Code that draws figures:
— Start —
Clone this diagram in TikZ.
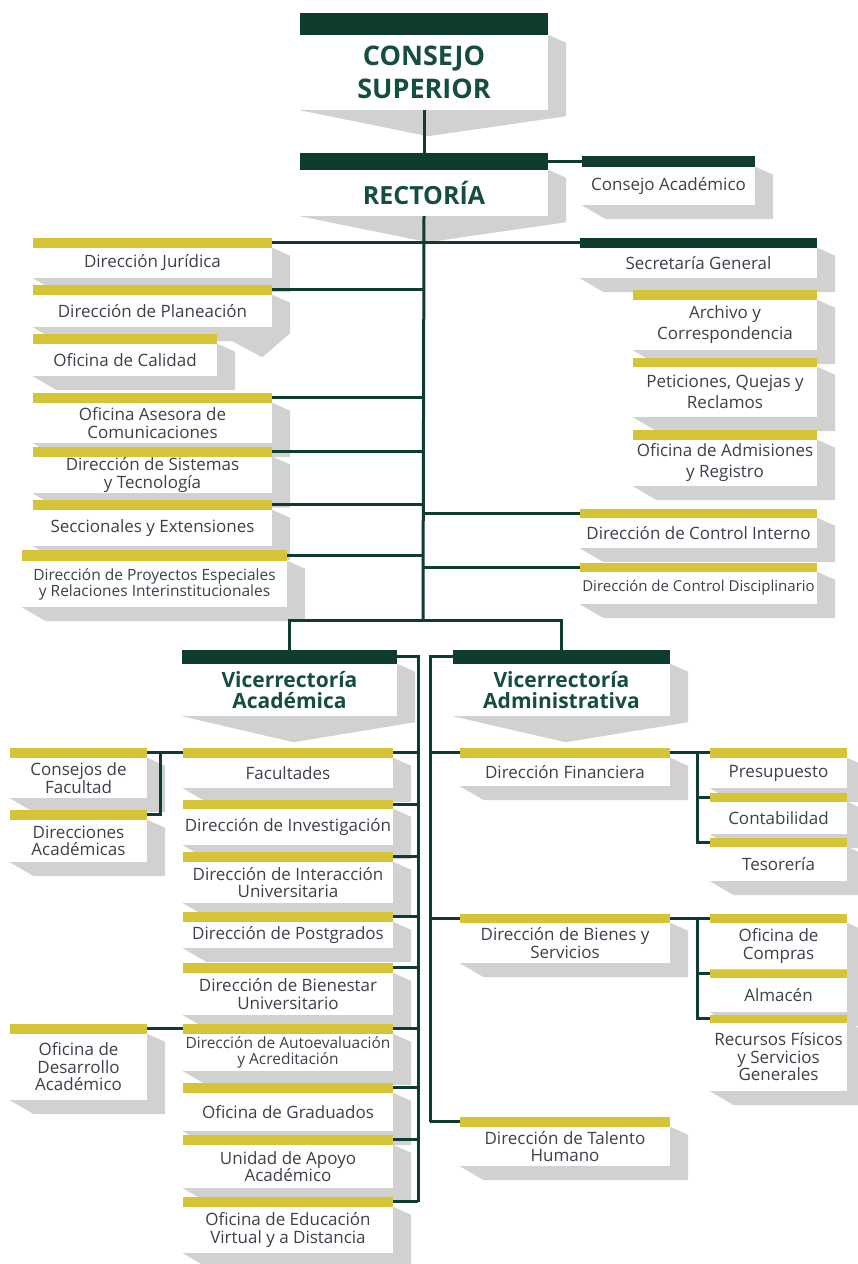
\documentclass[tikz,border=0pt]{standalone}
\usepackage{fontspec}
\setmainfont{Open Sans}
\pgfdeclarelayer{background}
\pgfsetlayers{background,main}
\definecolor{bargreen}{RGB}{14,60,46}
\definecolor{baryellow}{RGB}{214,196,56}
\definecolor{txtgray}{RGB}{62,64,74}
\definecolor{ttlgreen}{RGB}{22,78,62}
\tikzset{
  orgbox/.style={rectangle, fill=white, align=center, inner sep=1pt, text=txtgray, font=\fontsize{17}{17.5}\selectfont},
  headbox/.style={orgbox, text=ttlgreen, font=\bfseries\fontsize{27}{33}\selectfont},
  vicebox/.style={orgbox, text=ttlgreen, font=\bfseries\fontsize{21}{21.5}\selectfont},
  tight/.style={font=\fontsize{15.5}{16}\selectfont},
  link/.style={draw=bargreen, line width=3pt},
  boxshadow/.style={fill=black!18},
}
\begin{document}
\begin{tikzpicture}[x=1pt, y=-1pt]
\begin{pgfonlayer}{background}
\fill[white] (0,0) rectangle (857,1264);
\end{pgfonlayer}
\useasboundingbox (0,0) rectangle (857,1264);

% top
\node[headbox, minimum width=248, minimum height=75] (cs) at (424,72.5) {CONSEJO\\SUPERIOR};
\node[headbox, minimum width=248, minimum height=46, font=\bfseries\fontsize{25}{30}\selectfont] (rec) at (424,193) {RECTORÍA};
\node[orgbox, minimum width=173, minimum height=38] (ca) at (668.5,186) {Consejo Académico};

% staff, left side
\node[orgbox, minimum width=239, minimum height=30] (dj) at (152.5,263) {Dirección Jurídica};
\node[orgbox, minimum width=239, minimum height=32] (dp) at (152.5,311) {Dirección de Planeación};
\node[orgbox, minimum width=184, minimum height=32] (oc) at (125,360) {Oficina de Calidad};
\node[orgbox, minimum width=239, minimum height=40] (oac) at (152.5,423) {Oficina Asesora de\\Comunicaciones};
\node[orgbox, minimum width=239, minimum height=36] (dst) at (152.5,475) {Dirección de Sistemas\\y Tecnología};
\node[orgbox, minimum width=239, minimum height=36] (sye) at (152.5,528) {Seccionales y Extensiones};
\node[orgbox, tight, minimum width=265, minimum height=46] (dpe) at (154.5,584) {Dirección de Proyectos Especiales\\y Relaciones Interinstitucionales};

% staff, right side
\node[orgbox, minimum width=237, minimum height=30] (sg) at (698.5,263) {Secretaría General};
\node[orgbox, minimum width=184, minimum height=50, font=\fontsize{17}{21}\selectfont] (ayc) at (725,325) {Archivo y\\Correspondencia};
\node[orgbox, minimum width=184, minimum height=50, font=\fontsize{17}{21}\selectfont] (pqr) at (725,392) {Peticiones, Quejas y\\Reclamos};
\node[orgbox, minimum width=184, minimum height=46, font=\fontsize{17}{21}\selectfont] (oar) at (725,463) {Oficina de Admisiones\\y Registro};
\node[orgbox, minimum width=237, minimum height=30] (dci) at (698.5,533) {Dirección de Control Interno};
\node[orgbox, font=\fontsize{15}{16}\selectfont, minimum width=237, minimum height=32] (dcd) at (698.5,588) {Dirección de Control Disciplinario};

% vicerrectorias
\node[vicebox, minimum width=215, minimum height=52] (vac) at (289.5,690) {Vicerrectoría\\Académica};
\node[vicebox, minimum width=217, minimum height=52] (vad) at (561.5,690) {Vicerrectoría\\Administrativa};

% academica
\node[orgbox, minimum width=210, minimum height=30] (fac) at (288,773) {Facultades};
\node[orgbox, minimum width=210, minimum height=36] (din) at (288,827) {Dirección de Investigación};
\node[orgbox, minimum width=210, minimum height=41] (diu) at (288,882.5) {Dirección de Interacción\\Universitaria};
\node[orgbox, minimum width=210, minimum height=26] (dpo) at (288,935) {Dirección de Postgrados};
\node[orgbox, minimum width=210, minimum height=42] (dbu) at (288,994) {Dirección de Bienestar\\Universitario};
\node[orgbox, tight, minimum width=210, minimum height=37] (daa) at (288,1052.5) {Dirección de Autoevaluación\\y Acreditación};
\node[orgbox, minimum width=210, minimum height=38] (ogr) at (288,1112) {Oficina de Graduados};
\node[orgbox, minimum width=210, minimum height=43] (uaa) at (288,1166.5) {Unidad de Apoyo\\Académico};
\node[orgbox, minimum width=210, minimum height=46] (oev) at (288,1230) {Oficina de Educación\\Virtual y a Distancia};
\node[orgbox, minimum width=137, minimum height=40] (cf) at (78.5,778) {Consejos de\\Facultad};
\node[orgbox, minimum width=137, minimum height=42] (dac) at (78.5,841) {Direcciones\\Académicas};
\node[orgbox, minimum width=137, minimum height=66] (oda) at (78.5,1067) {Oficina de\\Desarrollo\\Académico};

% administrativa
\node[orgbox, minimum width=210, minimum height=28] (dfi) at (565,772) {Dirección Financiera};
\node[orgbox, minimum width=210, minimum height=40] (dbs) at (565,943) {Dirección de Bienes y\\Servicios};
\node[orgbox, minimum width=210, minimum height=39] (dth) at (565,1146.5) {Dirección de Talento\\Humano};
\node[orgbox, minimum width=137, minimum height=30] (pre) at (778.5,773) {Presupuesto};
\node[orgbox, minimum width=137, minimum height=32] (con) at (778.5,818) {Contabilidad};
\node[orgbox, minimum width=137, minimum height=34] (tes) at (778.5,864) {Tesorería};
\node[orgbox, minimum width=137, minimum height=46] (ocp) at (778.5,946) {Oficina de\\Compras};
\node[orgbox, minimum width=137, minimum height=34] (alm) at (778.5,995) {Almacén};
\node[orgbox, minimum width=137, minimum height=68] (rfs) at (778.5,1057) {Recursos Físicos\\y Servicios\\Generales};

% bars on top of every box
\foreach \n/\c/\h in {cs/bargreen/22, rec/bargreen/17, ca/bargreen/11, sg/bargreen/10,
    vac/bargreen/14, vad/bargreen/14,
    dj/baryellow/10, dp/baryellow/10, oc/baryellow/10, oac/baryellow/10, dst/baryellow/10,
    sye/baryellow/10, dpe/baryellow/11, ayc/baryellow/10, pqr/baryellow/9, oar/baryellow/10,
    dci/baryellow/9, dcd/baryellow/9, fac/baryellow/10, din/baryellow/9, diu/baryellow/10,
    dpo/baryellow/10, dbu/baryellow/10, daa/baryellow/10, ogr/baryellow/10, uaa/baryellow/10,
    oev/baryellow/10, cf/baryellow/10, dac/baryellow/10, oda/baryellow/10, dfi/baryellow/10,
    dbs/baryellow/9, dth/baryellow/10, pre/baryellow/10, con/baryellow/9, tes/baryellow/9,
    ocp/baryellow/9, alm/baryellow/8, rfs/baryellow/8}
{
  \fill[\c] (\n.north west) rectangle ([yshift=\h]\n.north east);
  \coordinate (\n-T) at ([yshift=\h]\n.north);
  \coordinate (\n-E) at ([yshift=\h/2]\n.north east);
  \coordinate (\n-W) at ([yshift=\h/2]\n.north west);
}

% connectors
\coordinate (jn) at (423,620);
\coordinate (ac) at (418,0);
\coordinate (ad) at (430,0);
\coordinate (fk) at (160,0);
\coordinate (fz) at (697,0);

\draw[link] (cs.south) -- (rec-T);
\draw[link] (rec-E) -- (ca-W);
\draw[link] (rec.south) -- (jn);
\draw[link] (vac-T) |- (jn) -| (vad-T);
\foreach \n in {dj,dp,oac,dst,sye,dpe}
  \draw[link] (\n-E) -- (\n-E -| jn);
\foreach \n in {sg,dci,dcd}
  \draw[link] (\n-W) -- (\n-W -| jn);

\draw[link] (vac-E) -- (vac-E -| ac) -- (oev-E -| ac);
\foreach \n in {fac,din,diu,dpo,dbu,daa,ogr,uaa,oev}
  \draw[link] (\n-E) -- (\n-E -| ac);
\draw[link] (cf-E) -- (fac-W);
\draw[link] (cf-E -| fk) |- (dac-E);
\draw[link] (oda-E) -- (daa-W);

\draw[link] (vad-W) -- (vad-W -| ad) -- (dth-W -| ad);
\foreach \n in {dfi,dbs,dth}
  \draw[link] (\n-W) -- (\n-W -| ad);
\draw[link] (dfi-E) -- (pre-W);
\draw[link] (pre-W -| fz) |- (tes-W);
\draw[link] (con-W -| fz) -- (con-W);
\draw[link] (dbs-E) -- (ocp-W);
\draw[link] (ocp-W -| fz) |- (rfs-W);
\draw[link] (alm-W -| fz) -- (alm-W);

% shadows
\begin{pgfonlayer}{background}
\foreach \n in {ca,sg,dj,oc,oac,dst,sye,dpe,ayc,pqr,oar,dci,dcd,fac,din,diu,dpo,dbu,daa,
    ogr,uaa,oev,cf,dac,oda,dfi,dbs,dth,pre,con,tes,ocp,alm,rfs}
  \fill[boxshadow] (\n.south west) -- ([xshift=24,yshift=-14]\n.south west)
    -- ([xshift=18,yshift=-14]\n.south east) -- ([xshift=18,yshift=-8]\n.north east)
    -- (\n.north east) -- cycle;
\foreach \n in {cs,rec,vac,vad}
  \fill[boxshadow] (\n.south west) -- ([xshift=4,yshift=-26]\n.south)
    -- ([xshift=18,yshift=-6]\n.south east) -- ([xshift=18,yshift=-8]\n.north east)
    -- (\n.north east) -- cycle;
\fill[boxshadow] (dp.south west) -- ([xshift=24,yshift=-14]dp.south west)
  -- ([xshift=-40,yshift=-14]dp.south east) -- ([xshift=-10,yshift=-30]dp.south east)
  -- ([xshift=18,yshift=-6]dp.south east) -- ([xshift=18,yshift=-8]dp.north east)
  -- (dp.north east) -- cycle;
\end{pgfonlayer}
\end{tikzpicture}
\end{document}
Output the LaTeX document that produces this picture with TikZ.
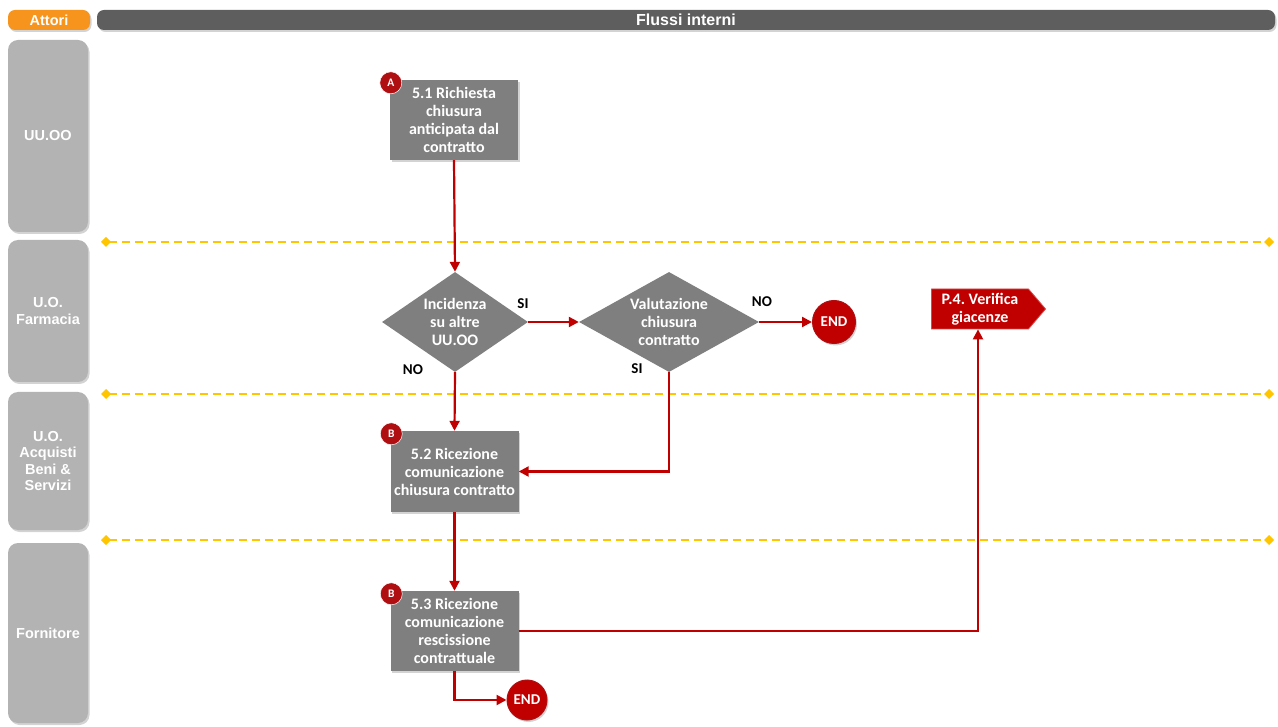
\documentclass[tikz,border=0pt]{standalone}
\usepackage{fontspec}
\setmainfont{Carlito}
\newfontfamily\arialf{Liberation Sans}
\usetikzlibrary{shapes.geometric,shapes.symbols,arrows.meta,shadows}
\definecolor{lanegray}{HTML}{B3B3B3}
\definecolor{headgray}{HTML}{5E5E5E}
\definecolor{attorange}{HTML}{F7941D}
\definecolor{boxgray}{HTML}{7F7F7F}
\definecolor{flowred}{HTML}{C00000}
\definecolor{badgered}{HTML}{B00F12}
\definecolor{sepyellow}{HTML}{FFC600}
\frenchspacing
\begin{document}
\begin{tikzpicture}[x=1pt,y=-1pt,
  shad/.style={drop shadow={opacity=0.35,shadow xshift=1.5pt,shadow yshift=-2pt}},
  lane/.style={fill=lanegray,rounded corners=10pt,minimum width=80pt,text=white,
    font=\arialf\bfseries\fontsize{14.5}{16.5}\selectfont,align=center,inner sep=0pt,shad},
  headbar/.style={rounded corners=7pt,minimum height=20pt,text=white,inner sep=0pt,shad},
  sepline/.style={draw=sepyellow,line width=2.6pt,dash pattern=on 8pt off 5pt,
    {Diamond[length=10pt,width=10pt,sep=0pt]}-{Diamond[length=10pt,width=10pt,sep=0pt]}},
  taskbox/.style={fill=boxgray,text=white,align=center,inner sep=1pt,
    minimum width=128pt,font=\bfseries\fontsize{16}{18}\selectfont,shad},
  decision/.style={diamond,fill=boxgray,inner sep=0pt},
  dtext/.style={text=white,align=center,inner sep=0pt,font=\bfseries\fontsize{16}{18}\selectfont},
  endnode/.style={circle,fill=flowred,draw=badgered,line width=1pt,text=white,inner sep=0pt,
    font=\bfseries\fontsize{15}{16}\selectfont,shad},
  badge/.style={circle,fill=badgered,draw=white,line width=0.5pt,text=white,minimum size=22pt,
    inner sep=0pt,font=\bfseries\fontsize{11.5}{12}\selectfont},
  flow/.style={draw=flowred,line width=2.2pt,-{Triangle[length=10pt,width=10pt]}},
  lbl/.style={font=\bfseries\fontsize{15}{16}\selectfont,text=black}
]
\useasboundingbox (0,0) rectangle (1278,727);

% header
\node[headbar,fill=attorange,minimum width=82pt,font=\arialf\bfseries\fontsize{14.5}{16}\selectfont] (attori) at (49,20) {Attori};
\node[headbar,fill=headgray,minimum width=1178pt,font=\arialf\bfseries\fontsize{16}{18}\selectfont] (flussi) at (686,20) {Flussi interni};

% lanes
\node[lane,minimum height=192pt] (l1) at (48,136) {UU.OO};
\node[lane,minimum height=142pt] (l2) at (48,311) {U.O.\\Farmacia};
\node[lane,minimum height=138pt] (l3) at (48,461) {U.O.\\Acquisti\\Beni \&\\Servizi};
\node[lane,minimum height=180pt] (l4) at (48,633) {Fornitore};

% separators
\coordinate (s1l) at (101,242); \coordinate (s1r) at (1274,242);
\coordinate (s2l) at (101,394); \coordinate (s2r) at (1274,394);
\coordinate (s3l) at (101,540); \coordinate (s3r) at (1274,540);
\draw[sepline] (s1l) -- (s1r);
\draw[sepline] (s2l) -- (s2r);
\draw[sepline] (s3l) -- (s3r);

% tasks
\node[taskbox,minimum height=80pt] (b51) at (454,120)
  {5.1 Richiesta\\chiusura\\anticipata dal\\contratto};
\node[taskbox,minimum height=81pt] (b52) at (454.5,471.5)
  {5.2 Ricezione\\comunicazione\\chiusura contratto};
\node[taskbox,minimum height=80pt] (b53) at (454.5,631)
  {5.3 Ricezione\\comunicazione\\rescissione\\contrattuale};

\node[badge] (ba) at ([xshift=1pt,yshift=-3pt]b51.north west) {A};
\node[badge] (bb1) at ([xshift=1pt,yshift=-3pt]b52.north west) {B};
\node[badge] (bb2) at ([xshift=1pt,yshift=-3pt]b53.north west) {B};

% decisions
\node[decision,minimum width=146pt,minimum height=100pt] (d1) at (455,322) {};
\node[dtext] (d1t) at (d1.center) {Incidenza\\su altre\\UU.OO};
\node[decision,minimum width=180pt,minimum height=100pt] (d2) at (669,322) {};
\node[dtext] (d2t) at (d2.center) {Valutazione\\chiusura\\contratto};

% ends
\node[endnode,minimum size=43pt] (end1) at (834,322) {END};
\node[endnode,minimum size=40pt] (end2) at (527,700) {END};

% P.4
\node[signal,signal to=east,signal pointer angle=99,fill=flowred,draw=flowred!70!white,
  line width=0.8pt,text=white,align=center,minimum width=114pt,minimum height=40pt,inner sep=1pt,
  font=\bfseries\fontsize{16}{18}\selectfont] (p4) at (980,309) {P.4. Verifica\\giacenze};

% labels
\node[lbl] (si1) at (523,304) {SI};
\node[lbl] (no1) at (413,370) {NO};
\node[lbl] (si2) at (637,369) {SI};
\node[lbl] (no2) at (762,302) {NO};

% connectors
\draw[flow] (b51.south) -- (d1.north);
\draw[flow] (d1.east) -- (d2.west);
\draw[flow] (d2.east) -- (end1.west);
\draw[flow] (d1.south) -- (b52.north);
\draw[flow] (d2.south) |- (b52.east);
\draw[flow] (b52.south) -- (b53.north);
\draw[flow] (b53.east) -| ([xshift=-2pt]p4.south);
\draw[flow] (b53.south) |- (end2.west);
\end{tikzpicture}
\end{document}
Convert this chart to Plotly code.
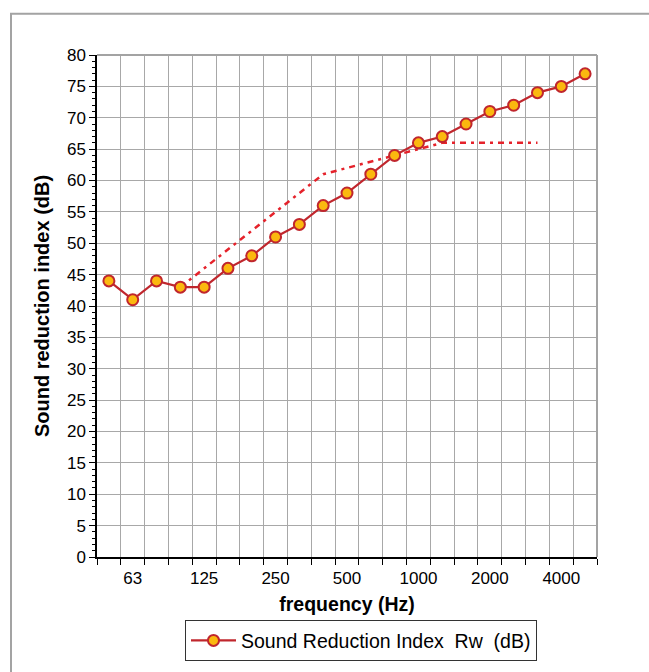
import plotly.graph_objects as go

freqs = ["50", "63", "80", "100", "125", "160", "200", "250", "315", "400", "500",
         "630", "800", "1000", "1250", "1600", "2000", "2500", "3150", "4000", "5000"]
sri = [44, 41, 44, 43, 43, 46, 48, 51, 53, 56, 58, 61, 64, 66, 67, 69, 71, 72, 74, 75, 77]
ref_freqs = ["100", "125", "160", "200", "250", "315", "400", "500", "630", "800",
             "1000", "1250", "1600", "2000", "2500", "3150"]
ref_curve = [43, 46, 49, 52, 55, 58, 61, 62, 63, 64, 65, 66, 66, 66, 66, 66]
labeled = ["63", "125", "250", "500", "1000", "2000", "4000"]

idx = {f: i for i, f in enumerate(freqs)}
x_main = [idx[f] for f in freqs]
x_ref = [idx[f] for f in ref_freqs]

fig = go.Figure()
fig.add_trace(go.Scatter(
    x=x_ref, y=ref_curve, mode="lines", showlegend=False,
    line=dict(color="#e5222b", width=2.5, dash="6px,5px,3px,5px"),
    hoverinfo="skip"))
fig.add_trace(go.Scatter(
    x=x_main, y=sri, mode="lines+markers",
    name="Sound Reduction Index\u00a0\u00a0Rw\u00a0\u00a0(dB)",
    line=dict(color="#c0262d", width=2.2),
    marker=dict(size=11, color="#fbb80f", line=dict(color="#c0262d", width=2))))

fig.update_layout(
    width=649, height=672,
    margin=dict(l=97, r=52, t=55, b=115, autoexpand=False),
    paper_bgcolor="white", plot_bgcolor="white",
    font=dict(family="Liberation Sans, Arial, sans-serif", color="black", size=17),
    showlegend=True,
    legend=dict(x=0.176, y=-0.126, xanchor="left", yanchor="top",
                bordercolor="#333333", borderwidth=1, bgcolor="white",
                font=dict(size=19.5), itemwidth=45,
                tracegroupgap=0),
    shapes=[dict(type="rect", xref="paper", yref="paper",
                 x0=-0.172, x1=1.3, y0=-0.4, y1=1.082,
                 line=dict(color="#a3a3a3", width=2), layer="below")],
)

fig.update_xaxes(
    range=[-0.5, len(freqs) - 0.5],
    tickvals=[idx[f] for f in labeled], ticktext=labeled,
    ticks="", showgrid=False, zeroline=False, automargin=False,
    showline=True, linecolor="black", linewidth=1.5, mirror=False,
    tickfont=dict(size=17), ticklabelstandoff=5,
    minor=dict(tick0=-0.5, dtick=1, ticks="outside", ticklen=6, tickcolor="black",
               showgrid=True, gridcolor="#a8a8a8", gridwidth=1),
    title=dict(text="<b>frequency (Hz)</b>", font=dict(size=19.5), standoff=10),
)
fig.update_yaxes(
    range=[0, 80], dtick=5, tick0=0, automargin=False,
    ticks="outside", ticklen=6, tickcolor="black",
    showgrid=True, gridcolor="#a8a8a8", gridwidth=1, zeroline=False,
    showline=True, linecolor="black", linewidth=1.5,
    tickfont=dict(size=17),
    minor=dict(dtick=1, ticks="outside", ticklen=3, tickcolor="black", showgrid=False),
    title=dict(text="<b>Sound reduction index (dB)</b>", font=dict(size=20), standoff=12),
)
fig.add_shape(type="line", xref="paper", yref="paper", x0=0, x1=1, y0=1, y1=1,
              line=dict(color="#a3a3a3", width=2))
fig.add_shape(type="line", xref="paper", yref="paper", x0=1, x1=1, y0=0, y1=1,
              line=dict(color="#a3a3a3", width=2))

fig.write_html("out.html")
— End —
Print everything from the line with "Convert this chart to Plotly code." down to the line with "import plotly.graph_objects as go", both included, exactly as written and without the pictures.

Convert this chart to Plotly code.
import plotly.graph_objects as go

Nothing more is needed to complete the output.